## To be done
Restate the whole listing word for word. Pictures are left out.

------ Data lines

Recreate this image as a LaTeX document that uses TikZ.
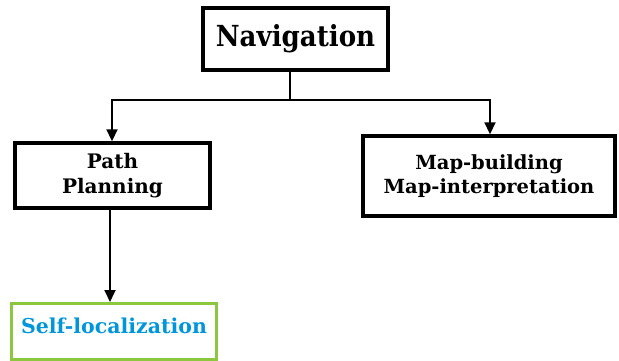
\documentclass[tikz,border=0pt]{standalone}
\usepackage{fontspec}
\setmainfont{DejaVu Serif}
\newfontfamily\navfont{DejaVu Serif Condensed}
\usetikzlibrary{arrows.meta}
\definecolor{locblue}{RGB}{0,150,219}
\definecolor{locgreen}{RGB}{141,198,63}
\begin{document}
\begin{tikzpicture}[x=1pt,y=-1pt,
  box/.style={draw=black,line width=3.4pt,inner sep=0pt,align=center,font=\bfseries},
  link/.style={line width=1.8pt,-{Triangle[length=12pt,width=11pt]}}]
\useasboundingbox (0,0) rectangle (619,360);
% boxes
\node[box,minimum width=185pt,minimum height=62pt,font=\navfont\bfseries\fontsize{29}{32}\selectfont] (nav) at (295.5,39) {Navigation};
\node[box,minimum width=195pt,minimum height=65pt,font=\bfseries\fontsize{20}{25}\selectfont] (path) at (112.5,175.5) {Path\\Planning};
\node[box,minimum width=252pt,minimum height=80pt,font=\bfseries\fontsize{19.5}{25}\selectfont] (map) at (489,176) {\raisebox{3pt}{\begin{tabular}{@{}c@{}}Map-building\\[-1pt]Map-interpretation\end{tabular}}};
\node[box,line width=3pt,draw=locgreen,text=locblue,minimum width=205pt,minimum height=56pt,font=\bfseries\fontsize{20.5}{24}\selectfont,anchor=north west] (loc) at (10,302) {\raisebox{12pt}{Self-localization}};
% connectors
\coordinate (split) at (290,100);
\draw[line width=1.8pt] (nav.south -| split) -- (split);
\draw[link] (split) -| (path.north -| 112,0);
\draw[link] (split) -| (map.north -| 490,0);
\draw[link] (path.south -| 110,0) -- (loc.north -| 110,0);
\end{tikzpicture}
\end{document}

------------

## Answer to this task
Recreate this image as a LaTeX document that uses TikZ.
\documentclass[tikz,border=0pt]{standalone}
\usepackage{fontspec}
\setmainfont{DejaVu Serif}
\newfontfamily\navfont{DejaVu Serif Condensed}
\usetikzlibrary{arrows.meta}
\definecolor{locblue}{RGB}{0,150,219}
\definecolor{locgreen}{RGB}{141,198,63}
\begin{document}
\begin{tikzpicture}[x=1pt,y=-1pt,
  box/.style={draw=black,line width=3.4pt,inner sep=0pt,align=center,font=\bfseries},
  link/.style={line width=1.8pt,-{Triangle[length=12pt,width=11pt]}}]
\useasboundingbox (0,0) rectangle (619,360);
% boxes
\node[box,minimum width=185pt,minimum height=62pt,font=\navfont\bfseries\fontsize{29}{32}\selectfont] (nav) at (295.5,39) {Navigation};
\node[box,minimum width=195pt,minimum height=65pt,font=\bfseries\fontsize{20}{25}\selectfont] (path) at (112.5,175.5) {Path\\Planning};
\node[box,minimum width=252pt,minimum height=80pt,font=\bfseries\fontsize{19.5}{25}\selectfont] (map) at (489,176) {\raisebox{3pt}{\begin{tabular}{@{}c@{}}Map-building\\[-1pt]Map-interpretation\end{tabular}}};
\node[box,line width=3pt,draw=locgreen,text=locblue,minimum width=205pt,minimum height=56pt,font=\bfseries\fontsize{20.5}{24}\selectfont,anchor=north west] (loc) at (10,302) {\raisebox{12pt}{Self-localization}};
% connectors
\coordinate (split) at (290,100);
\draw[line width=1.8pt] (nav.south -| split) -- (split);
\draw[link] (split) -| (path.north -| 112,0);
\draw[link] (split) -| (map.north -| 490,0);
\draw[link] (path.south -| 110,0) -- (loc.north -| 110,0);
\end{tikzpicture}
\end{document}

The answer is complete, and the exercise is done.